_Exercise description_
Restate the data word for word and leave the images out.

_Collected material_
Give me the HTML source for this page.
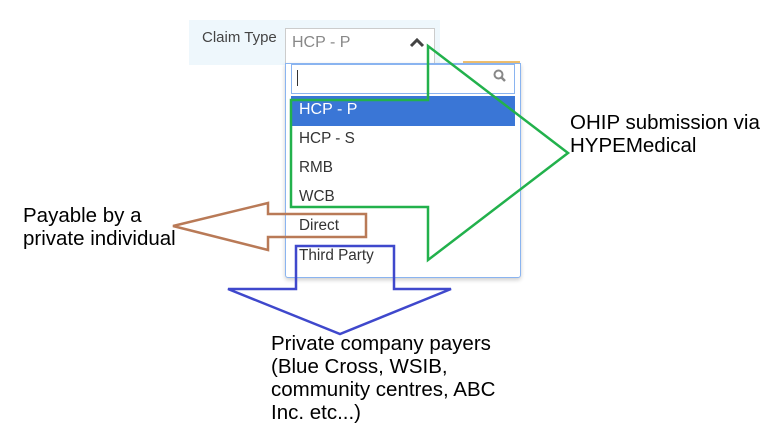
<!DOCTYPE html>
<html><head><meta charset="utf-8"><style>
body{margin:0;width:772px;height:433px;background:#fff;position:relative;overflow:hidden;font-family:"Liberation Sans",sans-serif}
.a{position:absolute}
.t{position:absolute;font-size:20.5px;color:#000;line-height:23px;white-space:nowrap}
.it{position:absolute;left:299px;font-size:15.3px;color:#333}
</style></head><body>
<div class="a" style="left:189px;top:20px;width:251px;height:45px;background:#eef7fc"></div>
<div class="a" style="left:202px;top:29px;font-size:15px;color:#444">Claim Type</div>
<div class="a" style="left:285px;top:28px;width:148px;height:36px;background:#fff;border:1px solid #ccc;border-bottom:none"></div>
<div class="a" style="left:292px;top:34px;font-size:16px;color:#888">HCP - P</div>
<svg class="a" style="left:409px;top:38px" width="16" height="10"><polyline points="2,8 8,2 14,8" fill="none" stroke="#444" stroke-width="3"/></svg>
<div class="a" style="left:463px;top:61px;width:57px;height:2px;background:#f0c070"></div>
<div class="a" style="left:285px;top:63px;width:234px;height:213px;background:#fff;border:1px solid #8ab4f0;border-radius:0 0 3px 3px;box-shadow:0 2px 4px rgba(0,0,0,.2)"></div>
<div class="a" style="left:291px;top:64px;width:222px;height:28px;border:1px solid #8ab4f0;background:#fff"></div>
<div class="a" style="left:297px;top:70px;width:1px;height:16px;background:#333"></div>
<svg class="a" style="left:493px;top:69px" width="14" height="14"><circle cx="5.5" cy="5.5" r="4" fill="none" stroke="#888" stroke-width="2"/><line x1="8.5" y1="8.5" x2="12" y2="12" stroke="#888" stroke-width="2.5"/></svg>
<div class="a" style="left:291px;top:96px;width:224px;height:30px;background:#3a76d6"></div>
<div class="it" style="top:101px;color:#fff;font-size:16px">HCP - P</div>
<div class="it" style="top:130px">HCP - S</div>
<div class="it" style="top:159px">RMB</div>
<div class="it" style="top:188px">WCB</div>
<div class="it" style="top:217px">Direct</div>
<div class="it" style="top:247px">Third Party</div>
<svg class="a" style="left:0;top:0" width="772" height="433">
<polygon points="428,46 428,100 291,100 291,207 428,207 428,260 568,153" fill="none" stroke="#22b14c" stroke-width="2.5"/>
<polygon points="173,226 268,203 268,214 366,214 366,237 268,237 268,250" fill="none" stroke="#b97a57" stroke-width="2.5"/>
<polygon points="296,246 296,289 228,289 340,334 451,289 394,289 394,246" fill="none" stroke="#3f48cc" stroke-width="2.5"/>
</svg>
<div class="t" style="left:570px;top:111px">OHIP submission via<br>HYPEMedical</div>
<div class="t" style="left:23px;top:204px">Payable by a<br>private individual</div>
<div class="t" style="left:271px;top:332px">Private company payers<br>(Blue Cross, WSIB,<br>community centres, ABC<br>Inc. etc...)</div>
</body></html>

_Task response_
Give me the HTML source for this page.
<!DOCTYPE html>
<html><head><meta charset="utf-8"><style>
body{margin:0;width:772px;height:433px;background:#fff;position:relative;overflow:hidden;font-family:"Liberation Sans",sans-serif}
.a{position:absolute}
.t{position:absolute;font-size:20.5px;color:#000;line-height:23px;white-space:nowrap}
.it{position:absolute;left:299px;font-size:15.3px;color:#333}
</style></head><body>
<div class="a" style="left:189px;top:20px;width:251px;height:45px;background:#eef7fc"></div>
<div class="a" style="left:202px;top:29px;font-size:15px;color:#444">Claim Type</div>
<div class="a" style="left:285px;top:28px;width:148px;height:36px;background:#fff;border:1px solid #ccc;border-bottom:none"></div>
<div class="a" style="left:292px;top:34px;font-size:16px;color:#888">HCP - P</div>
<svg class="a" style="left:409px;top:38px" width="16" height="10"><polyline points="2,8 8,2 14,8" fill="none" stroke="#444" stroke-width="3"/></svg>
<div class="a" style="left:463px;top:61px;width:57px;height:2px;background:#f0c070"></div>
<div class="a" style="left:285px;top:63px;width:234px;height:213px;background:#fff;border:1px solid #8ab4f0;border-radius:0 0 3px 3px;box-shadow:0 2px 4px rgba(0,0,0,.2)"></div>
<div class="a" style="left:291px;top:64px;width:222px;height:28px;border:1px solid #8ab4f0;background:#fff"></div>
<div class="a" style="left:297px;top:70px;width:1px;height:16px;background:#333"></div>
<svg class="a" style="left:493px;top:69px" width="14" height="14"><circle cx="5.5" cy="5.5" r="4" fill="none" stroke="#888" stroke-width="2"/><line x1="8.5" y1="8.5" x2="12" y2="12" stroke="#888" stroke-width="2.5"/></svg>
<div class="a" style="left:291px;top:96px;width:224px;height:30px;background:#3a76d6"></div>
<div class="it" style="top:101px;color:#fff;font-size:16px">HCP - P</div>
<div class="it" style="top:130px">HCP - S</div>
<div class="it" style="top:159px">RMB</div>
<div class="it" style="top:188px">WCB</div>
<div class="it" style="top:217px">Direct</div>
<div class="it" style="top:247px">Third Party</div>
<svg class="a" style="left:0;top:0" width="772" height="433">
<polygon points="428,46 428,100 291,100 291,207 428,207 428,260 568,153" fill="none" stroke="#22b14c" stroke-width="2.5"/>
<polygon points="173,226 268,203 268,214 366,214 366,237 268,237 268,250" fill="none" stroke="#b97a57" stroke-width="2.5"/>
<polygon points="296,246 296,289 228,289 340,334 451,289 394,289 394,246" fill="none" stroke="#3f48cc" stroke-width="2.5"/>
</svg>
<div class="t" style="left:570px;top:111px">OHIP submission via<br>HYPEMedical</div>
<div class="t" style="left:23px;top:204px">Payable by a<br>private individual</div>
<div class="t" style="left:271px;top:332px">Private company payers<br>(Blue Cross, WSIB,<br>community centres, ABC<br>Inc. etc...)</div>
</body></html>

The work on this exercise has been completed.